15 de abril de 2014

Uma cosmologia medieval reformulada pela matemática moderna

E assim, a luz (…), pela sua natureza mesmo, multiplicou-se infinitas vezes e espalhou-se uniformemente em todas as direções. Foi desta forma que, no início do tempo, ela estendeu a matéria, que não podia deixar atrás, arrastando-a com ela e formando uma massa do tamanho do Universo material”. Esta descrição do início do cosmos, muito evocadora da moderna teoria do Big Bang, foi escrita… em latim, por um bispo e cientista medieval inglês, Robert Grosseteste (c.1175-1253).

Agora, foi revisitada por uma equipa internacional de físicos, cosmólogos, historiadores, filósofos, latinistas, no âmbito de um projeto apoiado pelo Conselho britânico de Investigação nas Artes e Humanidades. “Este projeto representa uma maravilhosa e única fusão entre especialistas medievais e cientistas modernos”, disse Giles Gasper, medievalista da Universidade de Durham (Reino Unido) e um dos principais autores do trabalho.

O estudo revelou que os problemas teóricos com que se defrontam os cosmólogos modernos já existiam há oito séculos antes (apesar de ser muito improvável que Grosseteste tivesse consciência deles). Os resultados vão ser publicados em breve na revista Proceedings of the Royal Society A.

Em 1225, no seu curto tratado Da luz ou o início das formas, Grosseteste expunha a primeira explicação científica de sempre da origem do Universo. Claro que, na altura, pensava-se que a Terra, imóvel, era o centro de tudo e que as estrelas e os planetas giravam em torno dela. Grosseteste não dispunha de ferramentas matemáticas para traduzir as suas palavras em fórmulas. E também não inventou a teoria do Big Bang, que deriva das equações da Teoria de Relatividade de Einstein e descreve uma realidade física totalmente diferente.

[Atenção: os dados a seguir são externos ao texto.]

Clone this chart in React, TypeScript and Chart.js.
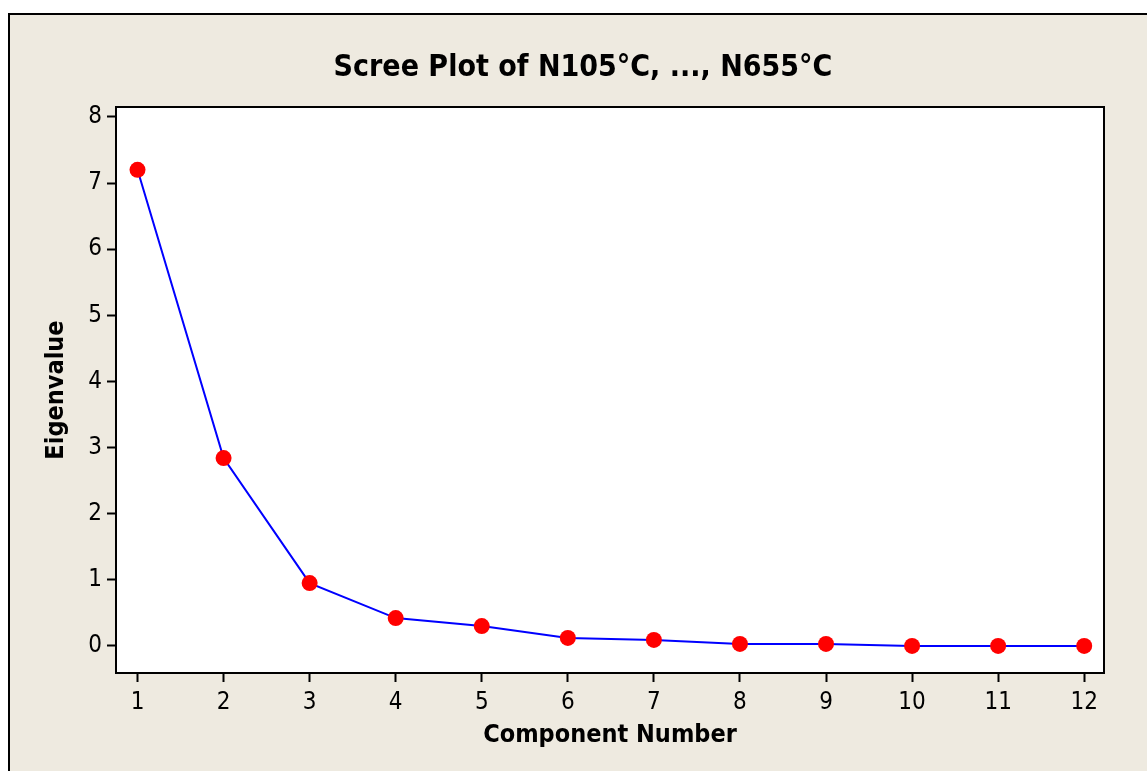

Mesmo assim, o texto (disponível desde 1942 numa tradução em inglês) não deixa de ser impressionante pela modernidade das ideias que expõe. Foi por isso que Gasper e Richard Bower, físico da mesma universidade, juntamente com outros colegas, quiseram reinterpretá-las à luz da linguagem matemática de hoje – e a seguir, simulá-las num computador para ver se produziriam um Universo tal como Grosseteste o concebia no século XIII.

O trabalho que Grosseteste fez no seu De Luce é nada menos do que revolucionário”, disse Bower. “A sua explicação do Universo vai para além de todas as anteriores. Aristóteles concluíra que o Universo não tinha início nem fim, mas Grosseteste diz exatamente o contrário, começando por propor uma nova teoria da matéria e desenvolvendo-a numa explicação da criação do Universo. Ou seja, trabalha como um cosmólogo moderno, propondo leis físicas e seguindo-as até ao fim. Acho isso espantoso”.

A cosmologia medieval estipulava, com base nas ideias de Aristóteles, que o Universo estava dividido em dez “esferas” concêntricas (a décima e mais exterior, o Paraíso cristão, fora acrescentada mais tarde). De fora para dentro, seguiam-se mais oito, correspondentes ao firmamento (que continha as estrelas), Saturno, Júpiter, Marte, o Sol, Vénus, Mercúrio e a Lua. A primeira esfera, no centro, era a da Terra e era composta por quatro “sub-esferas” dos quatro elementos: fogo, ar, água e terra.

Tal como fazem hoje os cosmólogos para explicar o que a ciência moderna revela acerca do Universo, Grosseteste concebeu a sua teoria de forma a explicar essa visão medieval. Diga-se que, ao longo do seu trabalho, os autores se preocuparam em não “contaminar” a forma de pensar de Grosseteste com ideias modernas: “É crucial evitar sobrepor uma visão moderna do mundo ao pensamento de Grosseteste”, escrevem no seu artigo.

Multiversos medievais

O texto do cientista medieval explica como as interações entre luz e matéria, que para ele são “inseparáveis”, vão dando origem consecutivamente as esferas celestiais. Isso acontece, explica, devido à rarefação da matéria à medida que ela se afasta do ponto de origem (arrastada pela luz), e ao fato de, uma vez atingido o limite do seu percurso, a luz ser irradiada da periferia para o centro sob uma outra forma, desta vez comprimindo a matéria. “Tanto quanto sabemos, De Luce é o primeiro exemplo trabalhado a mostrar que um único conjunto de leis físicas poderia dar conta de estruturas tão diferentes como a Terra e o céu”, salienta a equipa num comentário na última edição da revista Nature. O que, acrescentam, “demonstra quão avançada era a filosofia natural no século XIII – que certamente não foi uma Idade das Trevas”.